Kararın terörle işbirliği noktasında bazı ülkelerin samimiyetini ortaya koyması bakımından önemli olduğunu söyleyen Çiçek, kendi başkanlığında kurulan bir komisyonun uluslar arası alanda neler yapılabileceğinin araştırılacağını açıkladı. Çiçek, "Artık bu türlü kararlardan sonra 'yargı bağımsızdır' sözüyle bizim yetinmemiz söz konusu olmaz. Uluslararası hukuktan doğan ne imkan varsa, bu konuyu her platformda daha yüksek sesle gündeme getirmiş olacağız" diye konuştu.

BELEDİYE KANUNU ÜZERİNDE ÇALIŞILIYOR

Açıklamanın ardından gazetecilerin sorularını da yanıtlayan Bakan Çiçek, belediyelerle ilgili düzenlemenin Bakanlar Kurulu gündemine gelmediğini belirterek, İçişleri Bakanlığı'nda konuyla ilgili çalışmanın sürdüğünü ifade etti. Çiçek, düzenlemenin 2009'da yapılacak olan yerel seçimlerde uygulanabilmesi için 29 Mart 2008 tarihinden evvel yasalaşması gerektiğini anımsattı.

ANAYASAL SÜREÇ İŞLİYOR

"YÖK Kanunu'nun ek 17. maddesiyle ilgili değişiklikte gecikme olup olmayacağı şeklindeki bir soruyu da Çiçek şöyle yanıtladı:

"TBMM, 411 gibi önemli bir çoğunlukla bu işe karar vermiştir. Şu an Anayasal süreç işlemektedir. Sayın Cumhurbaşkanı'nın onayına gitti mi, gidecek mi bilemiyorum. Gittiyse bunun Anayasal olarak 15 günlük inceleme yetkisi var. Bu süreç bitmeden hemencecik öbürünü gündeme getirmek, biraz da bu işin intibalarla, izlenimlerle değerlendirmek yerine hukuki gerekçelere bağlı olarak değerlendirmek bence daha doğru olur. Bunun için bu süreç işliyor. Bunu görmemiz gerekecek."

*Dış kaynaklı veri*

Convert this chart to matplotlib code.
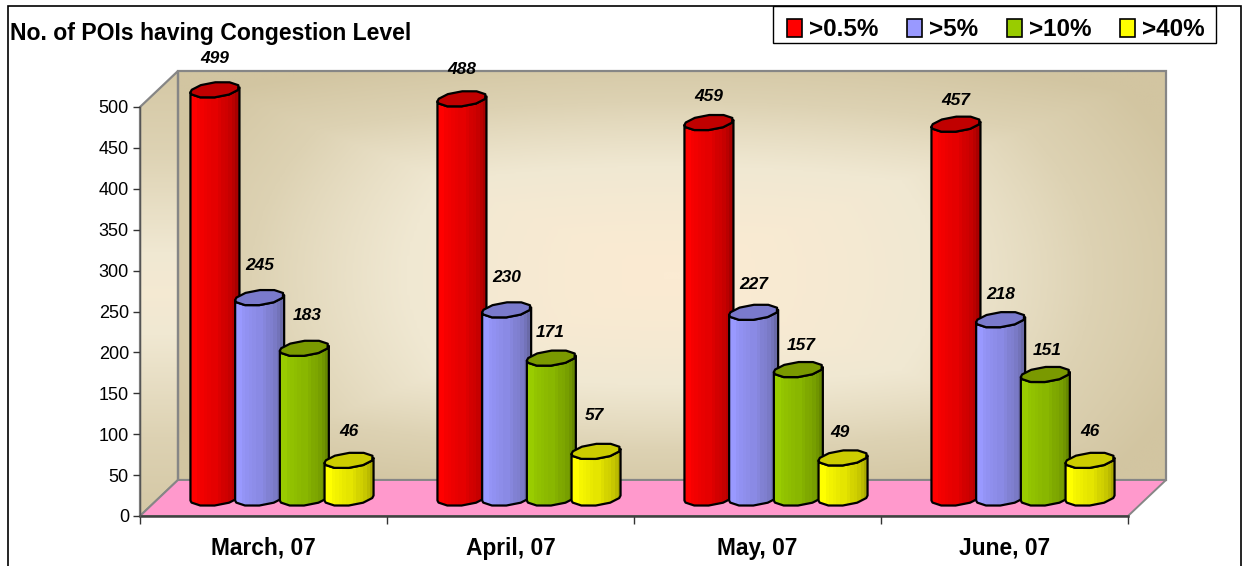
import numpy as np
import matplotlib
matplotlib.use('Agg')
import matplotlib.pyplot as plt
from matplotlib.colors import LinearSegmentedColormap
from matplotlib.patches import Polygon, Rectangle

plt.rcParams['font.family'] = ['Liberation Sans', 'DejaVu Sans']

months = ['March, 07', 'April, 07', 'May, 07', 'June, 07']
levels = ['>0.5%', '>5%', '>10%', '>40%']
poi_05 = [499, 488, 459, 457]
poi_5 = [245, 230, 227, 218]
poi_10 = [183, 171, 157, 151]
poi_40 = [46, 57, 49, 46]
series = [poi_05, poi_5, poi_10, poi_40]

bar_cols = ['#FF0000', '#9999FF', '#99CC00', '#FFFF00']
top_cols = ['#C00000', '#7A7ACC', '#7A9900', '#CCCC00']
dark_cols = ['#A80000', '#6A6AA8', '#668800', '#AAAA00']

# label placement, pixels above the bar top and sideways
label_gap = [[31, 29, 26, 24], [32, 32, 28, 25], [33, 26, 24, 24], [29, 36, 25, 29]]
label_dx = [[0, 0, 0, 0], [0, 0, 0, 0], [3, -1, 3, 2], [0, -2, -3, 0]]

W, H = 1247, 566
fig = plt.figure(figsize=(W / 100, H / 100), dpi=100, facecolor='white')
ax = fig.add_axes([140 / W, (H - 516) / H, 988 / W, 409 / H])
ax.set_xlim(0, 4)
ax.set_ylim(0, 500)

# pixels to data units
px = 4 / 988
py = 500 / 409
wall_dx, wall_dy = 38 * px, 36 * py
bar_dx, bar_dy = 18.5 * px, 18 * py


def gradient_fill(poly, img, extent, z, cmap=None, interp='bilinear'):
    ax.add_patch(poly)
    im = ax.imshow(img, extent=extent, aspect='auto', zorder=z, cmap=cmap, vmin=0, vmax=1,
                   interpolation=interp, origin='lower')
    im.set_clip_box(fig.bbox)
    im.set_clip_path(poly)
    ax.set_xlim(0, 4)
    ax.set_ylim(0, 500)


# walls
wall_cm = LinearSegmentedColormap.from_list('wall', ['#D2C5A1', '#DDD2B3', '#F0E8D2', '#FBEBD3'])
gy, gx = np.mgrid[-1:1:200j, -1:1:300j]
back = np.clip(1 - np.maximum(np.abs(gx) ** 1.3, np.abs(gy) ** 1.3) * 0.55 - (gx ** 2 + gy ** 2) * 0.3, 0, 1)
back_poly = Polygon([(wall_dx, wall_dy), (4 + wall_dx, wall_dy), (4 + wall_dx, 500 + wall_dy), (wall_dx, 500 + wall_dy)],
                    closed=True, facecolor='none', edgecolor='none', zorder=1, clip_on=False)
gradient_fill(back_poly, back, [wall_dx, 4 + wall_dx, wall_dy, 500 + wall_dy], 0.5, wall_cm)
ax.add_patch(Polygon(back_poly.get_xy(), closed=True, facecolor='none', edgecolor='#868686', lw=1.6, zorder=1, clip_on=False))

side = np.clip(1 - np.abs(gy) * 0.9, 0, 1) * 0.8
side_poly = Polygon([(0, 0), (wall_dx, wall_dy), (wall_dx, 500 + wall_dy), (0, 500)],
                    closed=True, facecolor='none', edgecolor='none', zorder=1, clip_on=False)
gradient_fill(side_poly, side, [0, wall_dx, 0, 500 + wall_dy], 0.6, wall_cm)
ax.add_patch(Polygon(side_poly.get_xy(), closed=True, facecolor='none', edgecolor='#868686', lw=1.6, zorder=1, clip_on=False))

# floor
ax.add_patch(Polygon([(0, 0), (wall_dx, wall_dy), (4 + wall_dx, wall_dy), (4, 0)], closed=True,
                     facecolor='#FF99CC', edgecolor='#868686', lw=1.4, zorder=1.5, clip_on=False))

# cylinders, coarse facets like the original
n_facet = 10
t = np.linspace(0, 2 * np.pi, n_facet, endpoint=False) + 0.3
rx, skew, ry = 24.5 * px, 2.5 * py, 7.5 * py
spacing = 44.7 * px
stripe = np.array([0.0, 0.0, 0.1, 0.15, 0.2, 0.25, 0.3, 0.3, 0.4, 0.5, 0.55, 0.65, 0.8, 1.0])

z = 3
for i, month in enumerate(months):
    for j, vals in enumerate(series):
        cx = i + 0.5 + (j - 1.5) * spacing + bar_dx
        base = bar_dy
        top = vals[i] + bar_dy
        ex = rx * np.cos(t)
        ey = skew * np.cos(t) + ry * np.sin(t)
        front = (np.sin(t) < 0)
        order = np.argsort(ex[front])
        fx, fy = ex[front][order], ey[front][order]
        body_x = np.r_[cx - rx, cx + fx, cx + rx, cx + rx, cx + fx[::-1], cx - rx]
        body_y = np.r_[base - skew, base + fy, base + skew, top + skew, top + fy[::-1], top - skew]
        body = Polygon(np.c_[body_x, body_y], closed=True, facecolor='none', edgecolor='none', zorder=z, clip_on=False)
        cm = LinearSegmentedColormap.from_list('bar', [bar_cols[j], dark_cols[j]])
        gradient_fill(body, stripe[None, :], [cx - rx, cx + rx, base - 10 * py, top + 10 * py], z, cm, 'nearest')
        ax.add_patch(Polygon(np.c_[body_x, body_y], closed=True, facecolor='none', edgecolor='black', lw=1.6,
                             zorder=z + 0.1, clip_on=False, joinstyle='round'))
        ax.add_patch(Polygon(np.c_[cx + np.r_[-rx, ex], top + np.r_[-skew, ey]][np.argsort(np.arctan2(np.r_[-skew, ey] / ry, np.r_[-rx, ex] / rx))],
                             closed=True, facecolor=top_cols[j], edgecolor='black', lw=1.6,
                             zorder=z + 0.2, clip_on=False, joinstyle='round'))
        ax.text(cx + label_dx[j][i] * px, top + label_gap[j][i] * py, str(vals[i]), ha='center', va='center',
                fontsize=12.5, fontweight='bold', style='italic', color='black', zorder=200, clip_on=False)
        z += 1

# axes
ax.patch.set_visible(False)
for s in ['top', 'right']:
    ax.spines[s].set_visible(False)
ax.spines['left'].set_color('#555555')
ax.spines['left'].set_linewidth(1.0)
ax.spines['bottom'].set_color('#404040')
ax.spines['bottom'].set_linewidth(1.8)
ax.spines['bottom'].set_zorder(2)
ax.set_yticks(np.arange(0, 501, 50))
ax.tick_params(axis='y', labelsize=13, length=5, width=1, color='#333333', pad=3)
ax.set_xticks(np.arange(0, 5))
ax.set_xticklabels([])
ax.tick_params(axis='x', length=6, width=1, color='#333333')
for i, month in enumerate(months):
    ax.text(i + 0.5, -39 * py, month, ha='center', va='baseline', fontsize=16.4, fontweight='bold', clip_on=False)

# outer frame, title, legend
fig.add_artist(Rectangle((8 / W, -0.05), (1241 - 8) / W, 0.05 + (H - 6) / H, transform=fig.transFigure,
                         facecolor='none', edgecolor='black', lw=1.2))
fig.text(10 / W, 1 - 40 / H, 'No. of POIs having Congestion Level', fontsize=16.6, fontweight='bold', va='baseline', ha='left')

fig.add_artist(Rectangle((774 / W, 1 - 44 / H), 443 / W, 38 / H, transform=fig.transFigure,
                         facecolor='#808080', edgecolor='none', zorder=5))
fig.add_artist(Rectangle((773 / W, 1 - 43 / H), 443 / W, 37 / H, transform=fig.transFigure,
                         facecolor='white', edgecolor='black', lw=1.0, zorder=6))
leg_x = [787, 907, 1007, 1120]
for x0, lab, col in zip(leg_x, levels, bar_cols):
    fig.add_artist(Rectangle((x0 / W, 1 - 37 / H), 15 / W, 18 / H, transform=fig.transFigure,
                             facecolor=col, edgecolor='black', lw=1.2, zorder=7))
    fig.text((x0 + 22) / W, 1 - 36 / H, lab, fontsize=17.5, fontweight='bold', va='baseline', ha='left', zorder=7)

fig.savefig('out.png', dpi=100)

Bazı yerlerde Anayasa değişikliğinin hemen ardından türbanlı öğrencilerin üniversitelere alındığının hatırlatılması üzerine Çiçek, "Kim ne yapacaksa hukuka sorarak yapması lazım. Hukuk içinde, kanun nizam çerçevesinde bunların değerlendirilmesi gerekir. Benim söyleyeceğim budur. İşleyen bir süreç var. Bu süreci hep beraber yakinen takip ediyoruz. Bütün vatandaşlarımızdan talebimiz şudur: Herkes ne yapıyorsa, ne yapacaksa kanun nizam çerçevesinde yapmalıdır, herhangi bir gerginliğe, taşkınlığa, suistimale imkan verecek davranışlardan ve tutumlardan hepimizin kaçınmış olması gerekir. Buna hepimiz dikkat etmeliyiz. Bizim isteğimiz herkesten budur" dedi.

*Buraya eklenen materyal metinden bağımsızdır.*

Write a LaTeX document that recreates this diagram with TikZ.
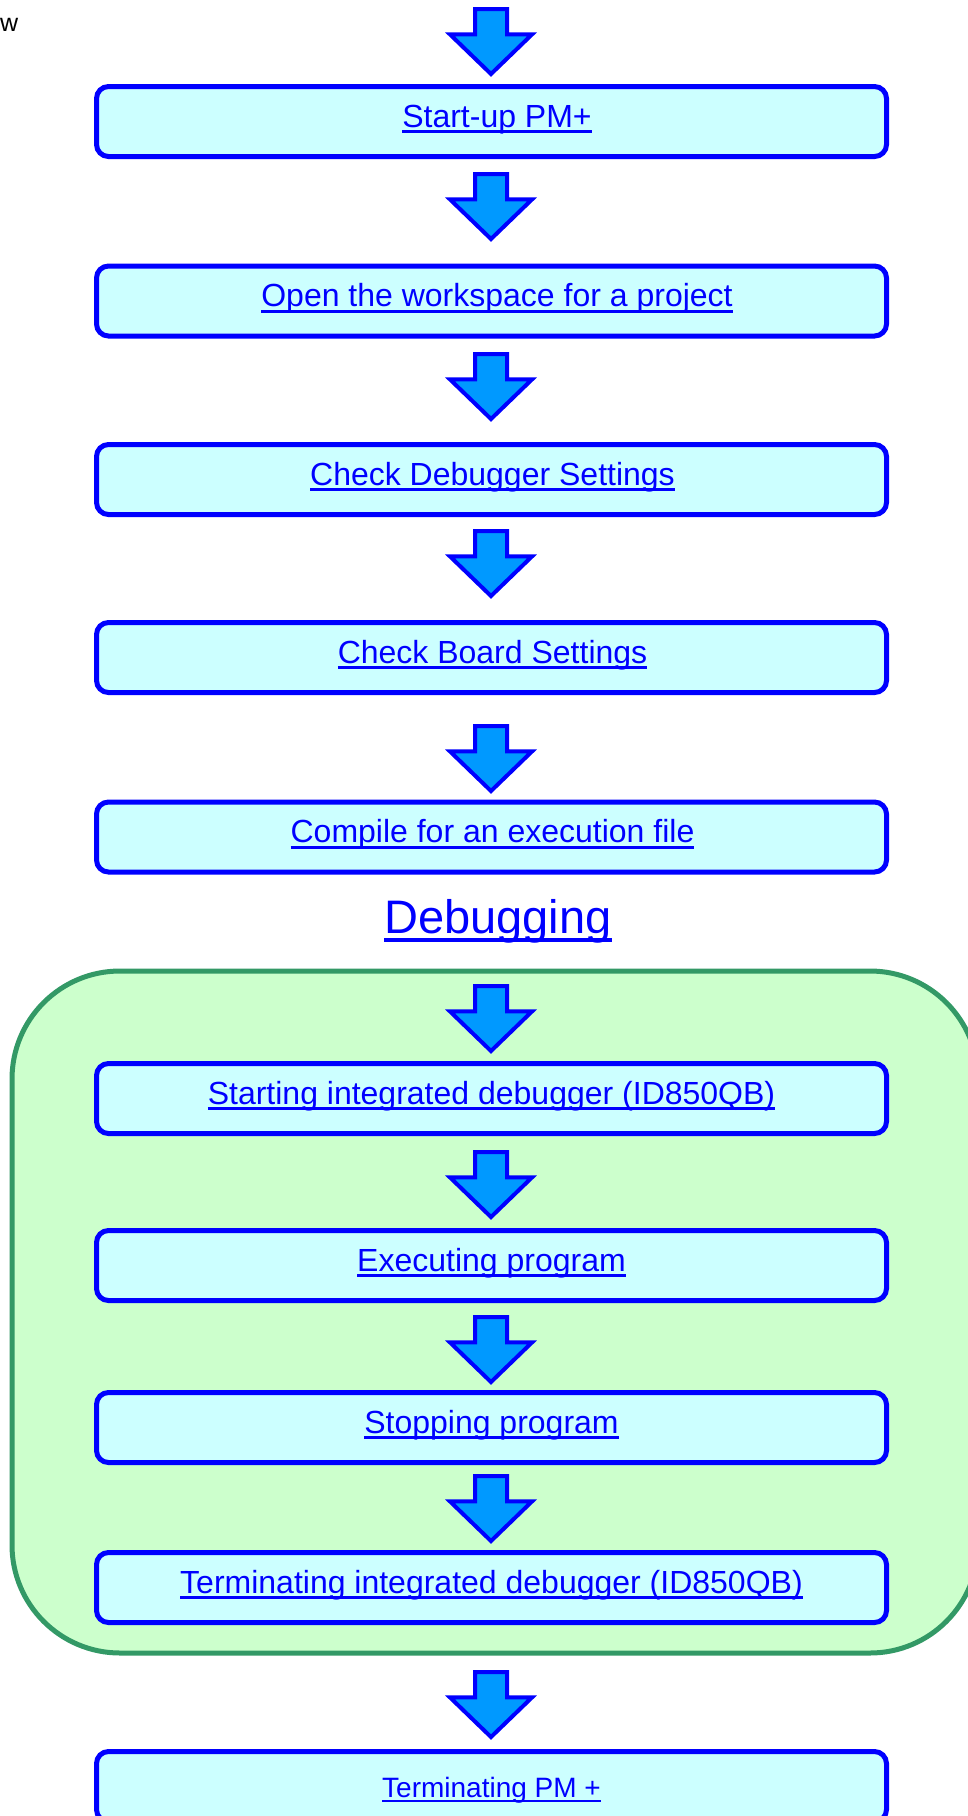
\documentclass[tikz,border=0pt]{standalone}
\usepackage{fontspec}
\setmainfont{Liberation Sans}
\usetikzlibrary{shapes.arrows}
\definecolor{boxcyan}{RGB}{204,255,255}
\definecolor{arrowblue}{RGB}{0,153,255}
\definecolor{debuggreen}{RGB}{204,255,204}
\definecolor{framegreen}{RGB}{51,153,102}
\newcommand{\linkul}[1]{\setbox0=\hbox{#1}\rlap{\rule[-0.19em]{\wd0}{0.09em}}\box0}
\tikzstyle{stepbox} = [rectangle, rounded corners=12pt, draw=blue, fill=boxcyan,
	line width=5pt, minimum width=790pt, minimum height=70pt, inner sep=0pt,
	text height=26pt, text depth=15pt, text=blue, font=\fontsize{32}{38}\selectfont]
\tikzstyle{downarrow} = [single arrow, draw=blue, fill=arrowblue, line width=4pt,
	rotate=-90, minimum height=65pt, single arrow head extend=25pt, inner xsep=0pt,
	inner ysep=14pt, outer sep=0pt, single arrow tip angle=92, anchor=tail]

\begin{document}
\begin{tikzpicture}[x=1pt,y=-1pt]
	\useasboundingbox (0,0) rectangle (968,1816);
	\draw[framegreen, fill=debuggreen, line width=5pt, rounded corners=108pt]
		(12,971) rectangle (978,1653);
	\node[anchor=base west, inner sep=0pt, font=\fontsize{25}{30}\selectfont] (cut) at (0,31) {w};
	\foreach \y [count=\i from 0] in {9,174,354,531,726,986,1152,1317,1476,1672}
		\node[downarrow] (a\i) at (491,\y) {};
	\node[stepbox] (s1) at (491.5,121.5) {\hspace*{11pt}\linkul{Start-up PM+}};
	\node[stepbox] (s2) at (491.5,301) {\hspace*{11pt}\linkul{Open the workspace for a project}};
	\node[stepbox] (s3) at (491.5,479.5) {\hspace*{2pt}\linkul{Check Debugger Settings}};
	\node[stepbox] (s4) at (491.5,657.5) {\hspace*{2pt}\linkul{Check Board Settings}};
	\node[stepbox] (s5) at (491.5,837) {\hspace*{2pt}\linkul{Compile for an execution file}};
	\node[anchor=base, inner sep=0pt, text=blue, font=\fontsize{47}{56}\selectfont]
		(debug) at (498,933) {\linkul{Debugging}};
	\node[stepbox] (s6) at (491.5,1098.5) {\linkul{Starting integrated debugger (ID850QB)}};
	\node[stepbox] (s7) at (491.5,1265.5) {\linkul{Executing program}};
	\node[stepbox] (s8) at (491.5,1427.5) {\linkul{Stopping program}};
	\node[stepbox] (s9) at (491.5,1587.5) {\linkul{Terminating integrated debugger (ID850QB)}};
	\node[stepbox, text depth=5pt, font=\fontsize{28}{34}\selectfont] (s10) at (491.5,1786.5)
		{\linkul{Terminating PM +}};
\end{tikzpicture}
\end{document}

REKTÖRLERDEN BİR BEKLENTİMİZ YOK

Bakan Çiçek, "Rektörlerden özel bir beklentiniz var mı?" üzerine de şöyle dedi: "Bizim rektörlerden bir beklentimiz yok. Milletimizin ne beklentisi varsa onu dikkate almak gerekecektir. Hukuk neyi emrediyorsa onu ortaya koyarak o işlemlerin sürdürülmesi gerekmektedir. Her zaman vurgu yaptığım husus, hak ve hukuktur. Onun dışında bizim kimseden, hukuk dışı, özel bir beklentimiz olamaz."